Prof.Peju Layiwola

Founder

Peju Layiwola is a Mellon Curatorial Fellow at the Stanley Museum of Art at the University of Iowa, USA. She is an artist with an active studio career that she combines with research and writing. Her works engage themes of history and memory, textiles, gender, and the restitution of artefacts.

She is a recipient of extensive international residences from – The Art of Friendship, in collaboration with Israeli artist Ella Amitai Sadovsky, organized by the Israeli Embassy in Nigeria in 2023; Fellow/Artist-in-Residence at the University of Bayreuth, Germany in 2022; Artist-in-Residence, Rautenstrauch Joest Museum, Koln, Germany in 2020; Residency form Artist and Writers (RAW), Arts of Africa and the Global South Research Programme at Rhodes University, South Africa in 2018 and Goethe Institut Grantee, Artist-in-Residence, Kunstsammlung Nordrhein-Westfalen, Dusseldorf, Germany in 2017. Furthermore, she has served as co-curator for international exhibitions, including ‘Resist! The Art of Resistance (2020-2022) and I Miss You (2022), both at the Rautenstrauch Joest Museum in Koln, Germany.

Layiwola’s acclaimed global exhibitions include Benin1897.com: Art and the Restitution Question (2010, Lagos/Ibadan, Nigeria); Whose Centenary? (2014, Benin City, Nigeria); Return (2018, Grahamstown, SA) and Indigo Reimagined (2019, Lagos), as well as collections at Stanley Museum of Art, University of Iowa, Microsoft Office-Lagos, the Yemisi Shyllon Museum of Arts, and Pan Atlantic University, Lagos.

In recognition of her contributions as an art historian, Professor Layiwola has received numerous accolades and grants from the British Council SSA Cultural Exchange program, 2022; Africa Multiple Cluster of Excellence Research Grant, University of Bayreuth, Germany, 2020-2021; Lagos Studies Association Distinguished Scholar’s Award, 2021; Tyson Scholar, Crystal Bridges Museum of American Art, Bentonville, Arkansas, 2019; Terra Foundation for American Art Grant, 2018, US Lagos Consulate Exchange grant, 2017 and Distinguished Researcher’s Award, Faculty of Arts, University of Lagos, 2007. She is also an alumnus of the CAA-Getty International Program, participating in 2013, 2018, 2017 and 2020. Layiwola was elected the first resident African scholar to be President of the Art Council of the African Studies Association (ACASA), USA, 2021-2023. In 2011, she was nominated for the International Visitors’ Leadership Programme (IVLP) on Cultural Preservation. She has been a juror for numerous art competitions/prizes in Nigeria, including the Life in My City Art Festival in Enugu (2018), Nigeria, and Art X (2022). She is presently on the board of the Yemisi Shyllon Museum Supervisory Council. Recently, she was selected to participate in the British Council flagship CANEX 2023 as well as invited to join the British Council network for future fashion delegations, Market Access opportunities, and showcases in Cairo, Egypt, where her textile and fashion brand eponymously named Péjú Layíwolá featured.

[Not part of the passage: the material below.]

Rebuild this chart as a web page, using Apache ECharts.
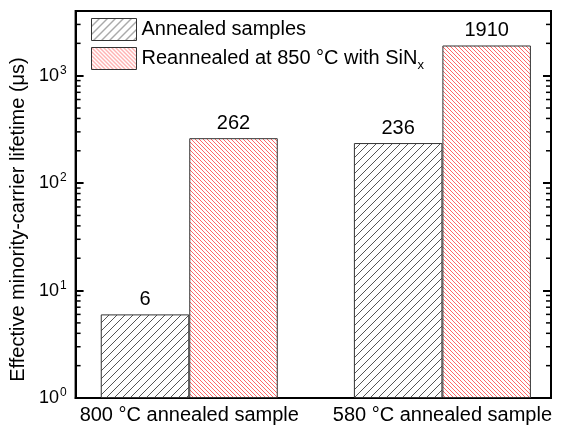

Professor Layiwola is recognized for her advocacy work in providing programs that seek to alleviate poverty in various underserved populations through her two artist-led initiatives: The Women and Youth Art Foundation, which began in 1994, and Master Art Classes, which commenced in 2020. Her advocacy work has been supported by the Hilary Clinton SmARTpower grant through the US State Department in 2011 and a public-school project funded by the US Lagos Consulate grant in 2017, for which she received the USA Alumni Award in 2018.